Celebration of Excellence in Research, Scholarship & Creative Activity

Postdoctoral Fellowships

The following individuals have been awarded Postdoctoral Fellowships conferred by external agencies in 2021:

Genome Canada-Cooperative Institute for Great Lakes Research Postdoctoral Fellowship

Under the supervision of Dr. Daniel Heath from the Great Lakes Institute for Environmental Research, Dr. Matthew Yates was awarded a Genome Canada-Cooperative Institute for Great Lakes Research Postdoctoral Fellowship for his project entitled, Environmental DNA Applications in Diet/Trophic Analyses for Key Great Lakes Fishes.

Leveraging Genome Canada and Cooperative Institute for Great Lakes Research (CIGLR) funds, this initiative will address key trophic interaction knowledge gaps affecting the management of fish resources in the Great Lakes.
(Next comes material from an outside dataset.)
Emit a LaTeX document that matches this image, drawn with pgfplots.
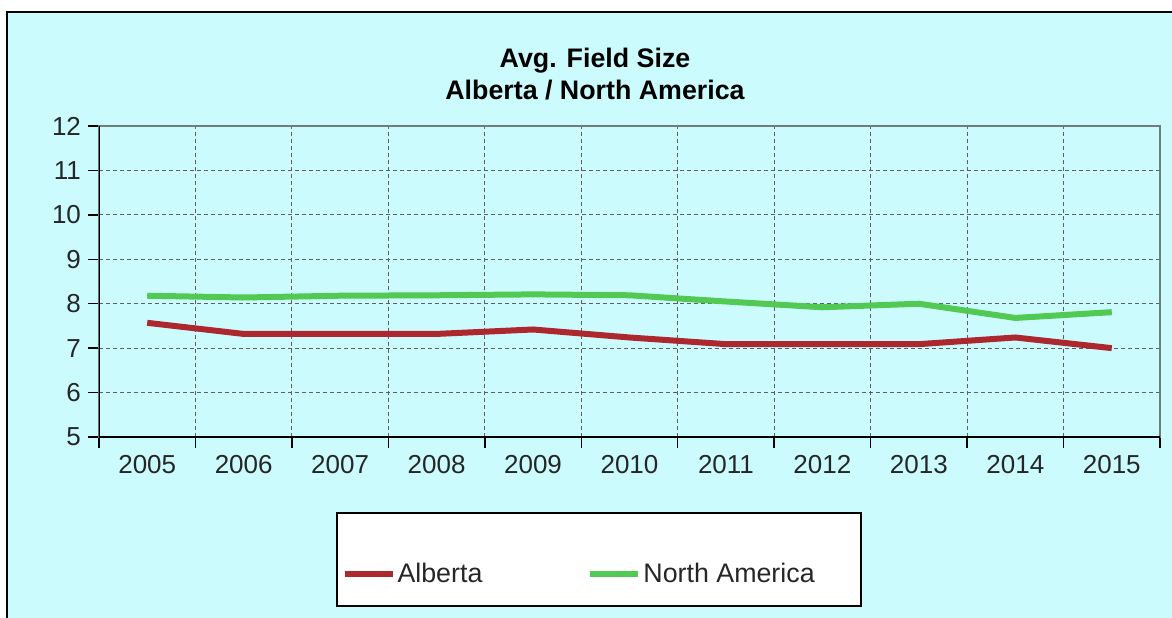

Dr. Yates’ research will address CIGLS’s research objectives to advanced warning systems and promote healthy communities, and through use of genomic tools and trophic interaction data generated, it will also contribute to a weather ready nation and support coastal resilience.

This initiative will also advance the “NOAA ‘Omics Strategy” to enhance expertise in genomics applications, develop specific genomics tools, and transition genomics technologies to end users and stakeholders within the American Blue Economy portfolio. Unltimately, Dr. Yates’ research help to build effective and long-lasting eDNA-based research and development collaborations between Canadian and US academic, government, and NGO researchers and professionals.Matthew Yates at Hector Lake

SSHRC Postdoctoral Fellowship

Supervised by Dr. Tricia Carmichael from the Department of Chemistry and Biochemistry, Dr. Michael Godfrey was awarded a SSHRC Postdoctoral Fellowship for his project entitled, Campus climate and persistence of LGBTQ+ students in STEM.

Individuals who belong to minority groups including women, visible minorities, persons with disabilities, Indigenous peoples, and individuals with minoritized identities of sexuality and/or gender (e.g., lesbian, gay, bisexual, transgender, queer, plus other gender identities and sexual orientations; LGBTQ+) have long been underrepresented in science, technology, engineering, and mathematics (STEM) occupations. Dr. Godfrey’s research seeks to understand how the climate for LGBTQ+ people impacts their experiences and intentions to persist within STEM fields.